The music and the novel have got me thinking about how hopeless and impotent we, as a group, seemed to feel back then. The characters in the novel have isolated themselves from their families, from corporate life, from caring what happens to the world (actually they care very much, and think the world is headed for a bad and imminent end, but they don't think they can do anything about it), and moved to the desert to try to get their heads screwed on straight. I remember as a child watching The Cosby Show and thinking how cool it was that the Huxtables were such a close-knit family, and then a few years later watching Seinfeld and Friends and thinking how cool it would be to be on my own in the big city of New York, with nothing to tie me down, able to basically do whatever I wanted to do. That was a naïve illusion, of course; we all have responsibilities (for example, if you you enjoy such activities as eating and getting to sleep inside, you probably want to have a job!) but I think that kind of thinking drove much of my generation. We had spent our childhoods fairly convinced that someone somewhere (probably the Soviet Union) was going to push a button, probably a really big red one, and blow the whole world to pieces, and the last thing any of us was going to see was a mushroom cloud. After all those years of fear, no wonder we grew up slightly sullen as a culture.

Much of the music of the 90s has that same helpless, hopeless feel about it. There are the dance songs and the rock songs, but the big-party hair-bands were gone, replaced by the alternating sad groans and angry screams of bands like Nirvana and the plaintive melodies of groups like Blind Melon and Dave Matthews Band. I'm not sure if popular music reflects culture or if it influences it (probably a little of both), but I always find it interesting to look back and see how a decade seems to match perfectly with the prevailing music of the time. The let's-ignore-reality-and-party music of the 80s collapsed into the sullen, reality-sucks-and-we-don't-care-anymore music of the 90s, much as the optimistic hippie idealism of the music of the 60s had collapsed into a low, fluorescent corporate buzz of the music of the 70s two decades before.

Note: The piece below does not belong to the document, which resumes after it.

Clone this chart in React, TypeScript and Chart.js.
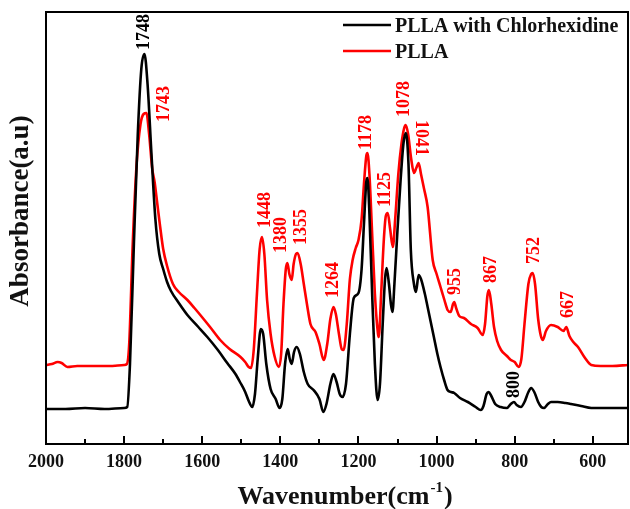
import React, { useEffect, useRef } from 'react';
import { Chart, registerables } from 'chart.js';

Chart.register(...registerables);

const FONT = '"Liberation Serif", "Times New Roman", serif';

// Wavenumber axis ticks
const xTickValues = [2000, 1800, 1600, 1400, 1200, 1000, 800, 600];
const xMinorTicks = [1900, 1700, 1500, 1300, 1100, 900, 700];

// PLLA with Chlorhexidine (black)
const blackWn = [
  2000, 1950, 1900, 1850, 1800, 1792, 1785, 1775, 1765, 1756,
  1748, 1740, 1730, 1720, 1710, 1700, 1690, 1680, 1660, 1638,
  1610, 1587, 1560, 1536, 1515, 1502, 1490, 1481, 1472, 1465,
  1458, 1450, 1444, 1436, 1425, 1412, 1402, 1395, 1388, 1381,
  1376, 1371, 1365, 1358, 1350, 1340, 1330, 1315, 1300, 1290,
  1282, 1272, 1264, 1256, 1248, 1241, 1232, 1222, 1212, 1200,
  1192, 1186, 1180, 1177, 1172, 1165, 1158, 1151, 1145, 1138,
  1132, 1128, 1122, 1117, 1113, 1108, 1100, 1092, 1085, 1079,
  1072, 1066, 1058, 1053, 1046, 1040, 1030, 1023, 1015, 1007,
  998, 990, 980, 972, 963, 955, 940, 920, 900, 887,
  880, 872, 867, 860, 850, 836, 820, 810, 802, 795,
  784, 775, 765, 758, 750, 740, 732, 725, 715, 707,
  690, 670, 656, 630, 604, 560, 510,
];
const blackAbs = [
  35, 35, 36, 35, 36, 37, 80, 200, 310, 375,
  390, 360, 290, 225, 190, 175, 162, 153, 141, 129,
  117, 107, 94, 81, 70, 61, 52, 43, 37, 50,
  85, 115, 110, 80, 55, 45, 36, 45, 80, 95,
  85, 80, 92, 97, 90, 72, 60, 54, 45, 32,
  40, 60, 70, 62, 50, 47, 60, 110, 146, 151,
  175, 220, 262, 266, 230, 150, 80, 44, 60, 120,
  165, 176, 160, 140, 132, 160, 215, 265, 300, 311,
  280, 194, 160, 152, 169, 165, 150, 137, 122, 107,
  90, 77, 63, 54, 52, 51, 46, 42, 37, 34,
  38, 50, 52, 48, 40, 37, 36, 40, 42, 39,
  37, 42, 52, 56, 52, 42, 37, 36, 40, 42,
  42, 41, 40, 38, 36, 36, 36,
];

// PLLA (red)
const redWn = [
  2000, 1985, 1970, 1960, 1945, 1920, 1880, 1840, 1800, 1793,
  1787, 1778, 1768, 1758, 1750, 1743, 1736, 1728, 1722, 1715,
  1708, 1700, 1690, 1675, 1660, 1638, 1620, 1605, 1580, 1554,
  1530, 1502, 1490, 1481, 1475, 1468, 1460, 1453, 1447, 1441,
  1434, 1425, 1415, 1404, 1398, 1392, 1386, 1382, 1377, 1371,
  1366, 1360, 1356, 1348, 1340, 1332, 1323, 1310, 1300, 1289,
  1280, 1272, 1264, 1258, 1250, 1243, 1238, 1230, 1222, 1215,
  1207, 1200, 1192, 1186, 1180, 1177, 1172, 1165, 1158, 1150,
  1148, 1142, 1135, 1130, 1125, 1119, 1112, 1106, 1098, 1090,
  1083, 1079, 1073, 1065, 1058, 1052, 1046, 1040, 1032, 1023,
  1010, 1000, 990, 980, 972, 964, 958, 955, 950, 942,
  930, 912, 895, 882, 876, 870, 866, 860, 853, 845,
  835, 820, 810, 800, 790, 783, 775, 765, 758, 754,
  748, 740, 733, 728, 720, 707, 690, 675, 668, 660,
  650, 638, 620, 604, 580, 550, 510,
];
const redAbs = [
  79, 80, 82, 81, 77, 78, 78, 78, 79, 80,
  100, 200, 280, 320, 330, 331, 310, 275, 262, 240,
  218, 195, 178, 160, 152, 144, 136, 129, 117, 104,
  95, 87, 82, 77, 76, 95, 150, 195, 207, 190,
  144, 110, 88, 77, 90, 140, 175, 181, 170, 164,
  180, 190, 191, 180, 160, 140, 120, 112, 100, 84,
  100, 125, 137, 130, 110, 95, 94, 120, 165, 184,
  196, 204, 225, 260, 288, 291, 270, 210, 150, 110,
  107, 150, 205, 228, 231, 215, 197, 225, 270, 300,
  316, 319, 310, 285, 271, 276, 281, 270, 255, 237,
  184, 170, 157, 144, 134, 132, 140, 142, 136, 128,
  126, 120, 116, 109, 120, 148, 154, 140, 117, 103,
  94, 88, 84, 82, 77, 85, 120, 160, 170, 171,
  160, 125, 108, 104, 113, 119, 117, 113, 117, 108,
  102, 97, 86, 79, 78, 78, 79,
];

// Peak annotations
const peakLabels = ['1748', '1743', '1448', '1380', '1355', '1264', '1178', '1125', '1078', '1041', '955', '867', '800', '752', '667'];
const peakLabelWn = [1751, 1700, 1442, 1401, 1350, 1268, 1183, 1135, 1086, 1037, 955, 863, 804, 753, 666];
const peakLabelAbs = [394, 322, 216, 191, 199, 146, 294, 237, 327, 324, 149, 161, 46, 180, 126];
const peakLabelSeries = [0, 1, 1, 1, 1, 1, 1, 1, 1, 1, 1, 1, 0, 1, 1];
const peakLabelDown = [false, false, false, false, false, false, false, false, false, true, false, false, false, false, false];

const seriesNames = ['PLLA with Chlorhexidine', 'PLLA'];
const seriesColors = ['#000000', '#ff0000'];

export default function App() {
  const ref = useRef<HTMLCanvasElement>(null);

  useEffect(() => {
    const decorPlugin = {
      id: 'decor',
      afterDraw(chart: any) {
        const ctx = chart.ctx as CanvasRenderingContext2D;
        const { left, right, top, bottom } = chart.chartArea;
        const xs = chart.scales.x;
        const ys = chart.scales.y;
        ctx.save();
        // frame
        ctx.strokeStyle = '#000';
        ctx.lineWidth = 2;
        ctx.strokeRect(left, top, right - left, bottom - top);
        // inward ticks
        ctx.beginPath();
        xTickValues.forEach((v) => {
          const px = Math.round(xs.getPixelForValue(v));
          ctx.moveTo(px, bottom);
          ctx.lineTo(px, bottom - 8);
        });
        xMinorTicks.forEach((v) => {
          const px = Math.round(xs.getPixelForValue(v));
          ctx.moveTo(px, bottom);
          ctx.lineTo(px, bottom - 5);
        });
        ctx.stroke();

        // peak labels
        ctx.font = `bold 18px ${FONT}`;
        ctx.textAlign = 'left';
        ctx.textBaseline = 'middle';
        peakLabels.forEach((t, i) => {
          const px = xs.getPixelForValue(peakLabelWn[i]);
          const py = ys.getPixelForValue(peakLabelAbs[i]);
          ctx.save();
          ctx.translate(px, py);
          ctx.rotate(peakLabelDown[i] ? Math.PI / 2 : -Math.PI / 2);
          ctx.fillStyle = seriesColors[peakLabelSeries[i]];
          ctx.fillText(t, 0, 1);
          ctx.restore();
        });

        // legend
        ctx.font = `bold 20px ${FONT}`;
        ctx.textBaseline = 'alphabetic';
        ctx.textAlign = 'left';
        const legendY = [25, 51];
        seriesNames.forEach((name, i) => {
          ctx.strokeStyle = seriesColors[i];
          ctx.lineWidth = 2.6;
          ctx.beginPath();
          ctx.moveTo(343, legendY[i]);
          ctx.lineTo(391, legendY[i]);
          ctx.stroke();
          ctx.fillStyle = '#111';
          ctx.fillText(name, 395, legendY[i] + 7);
        });

        // x title with superscript
        ctx.fillStyle = '#111';
        const mainFont = `bold 26px ${FONT}`;
        const supFont = `bold 15px ${FONT}`;
        const part1 = 'Wavenumber(cm';
        const sup = '-1';
        const part2 = ')';
        ctx.font = mainFont;
        const w1 = ctx.measureText(part1).width;
        const w3 = ctx.measureText(part2).width;
        ctx.font = supFont;
        const w2 = ctx.measureText(sup).width;
        const total = w1 + w2 + w3 + 2;
        let sx = 345 - total / 2;
        const baseY = 504;
        ctx.font = mainFont;
        ctx.fillText(part1, sx, baseY);
        sx += w1 + 1;
        ctx.font = supFont;
        ctx.fillText(sup, sx, baseY - 12);
        sx += w2 + 1;
        ctx.font = mainFont;
        ctx.fillText(part2, sx, baseY);

        // y title
        ctx.save();
        ctx.translate(21, 211);
        ctx.rotate(-Math.PI / 2);
        ctx.font = `bold 27px ${FONT}`;
        ctx.textAlign = 'center';
        ctx.textBaseline = 'middle';
        ctx.fillText('Absorbance(a.u)', 0, 0);
        ctx.restore();

        ctx.restore();
      },
    };

    const chart = new Chart(ref.current as HTMLCanvasElement, {
      type: 'line',
      data: {
        datasets: [
          {
            label: seriesNames[0],
            data: blackWn.map((x, i) => ({ x, y: blackAbs[i] })),
            borderColor: seriesColors[0],
            borderWidth: 2.6,
            pointRadius: 0,
            cubicInterpolationMode: 'monotone',
            fill: false,
          },
          {
            label: seriesNames[1],
            data: redWn.map((x, i) => ({ x, y: redAbs[i] })),
            borderColor: seriesColors[1],
            borderWidth: 2.6,
            pointRadius: 0,
            cubicInterpolationMode: 'monotone',
            fill: false,
          },
        ],
      },
      options: {
        animation: false,
        responsive: false,
        maintainAspectRatio: false,
        layout: { padding: { left: 46, right: 2, top: 12, bottom: 0 } },
        plugins: { legend: { display: false }, tooltip: { enabled: false } },
        scales: {
          x: {
            type: 'linear',
            reverse: true,
            min: 510,
            max: 2000,
            grid: { display: false, drawTicks: false },
            border: { display: false },
            ticks: {
              font: { family: FONT, size: 18, weight: 'bold' },
              color: '#111',
              padding: 8,
              maxRotation: 0,
              autoSkip: false,
              callback: (v: any) => String(v),
            },
            afterBuildTicks: (s: any) => {
              s.ticks = xTickValues.map((v) => ({ value: v }));
            },
            afterFit: (s: any) => {
              s.height = 65;
            },
          },
          y: { display: false, min: 0, max: 432 },
        },
      },
      plugins: [decorPlugin],
    } as any);
    return () => chart.destroy();
  }, []);

  return (
    <div style={{ position: 'absolute', left: 0, top: 0, width: 630, height: 509, background: '#fff' }}>
      <canvas ref={ref} width={630} height={509} style={{ display: 'block', width: 630, height: 509 }} />
    </div>
  );
}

I think that we-can't-do-anything-anyway apathy still prevails in my generation. I think the very positive rhetoric of the Obama Presidential campaign was successful in part because it managed to somehow shine a glimmer of hope into a group of people who had felt helpless and futile for a long time. And I think that without hope, we wither and die. I think the words "Yes we can!" were like a drink of cold water to those of us who are now moving out of our 30s and into our 40s.Can Barack Obama fix everything that is wrong with the world? Of COURSE not. Nobody can. Nobody will ever be able to fix everything. Show me the person who could have prevented the tragedy that is going on in Haiti right now... nobody could have stopped it. There will always be evil in the world. This is the thing that frightened, discouraged, and I think deep down, angered Generation X in our youth. We wanted to fix things, just like our parents had wanted to in the 60s... it's just that our parents thought they could do it with music, flowers, and tie-dye, but we thought that we couldn't do it at all. Both extremes are wide of the truth. Each person can do some good. I can't help everybody, but I can help somebody. And I should.

Back to Jesus. Like I said before, Jesus came to Earth with a futile task. The desire of God's heart is that everyone would come to repentance, but God also knows that many will choose to die in their sin. So Jesus came to Earth, in a sense, doomed to fall short of what God wished would happen. Now, Jesus succeeded fully in what He came to do Himself, which was to make Salvation available to all, but since the other part of the fulfillment of God's desire depends on our acceptance of His gift, that part can only succeed as each of us makes a decision to receive Salvation. Jesus' Salvation is only received by a portion of those He seeks to reach, and with our human limitations we can only help part of the people we might desire to help, but it didn't stop Jesus from doing what God had called Him to do, and it shouldn't stop us, either.

The word "Christ" is the English version of the Greek word pronounced "Christos" and spelled "Χριστός". Christos... with an X. Let's seek to have a heart like Christ... today let's be "Generation Xristos". The generation that seeks to do good, regardless of the impossibility of fixing everything. That's the "Gen X" I want to be a part of.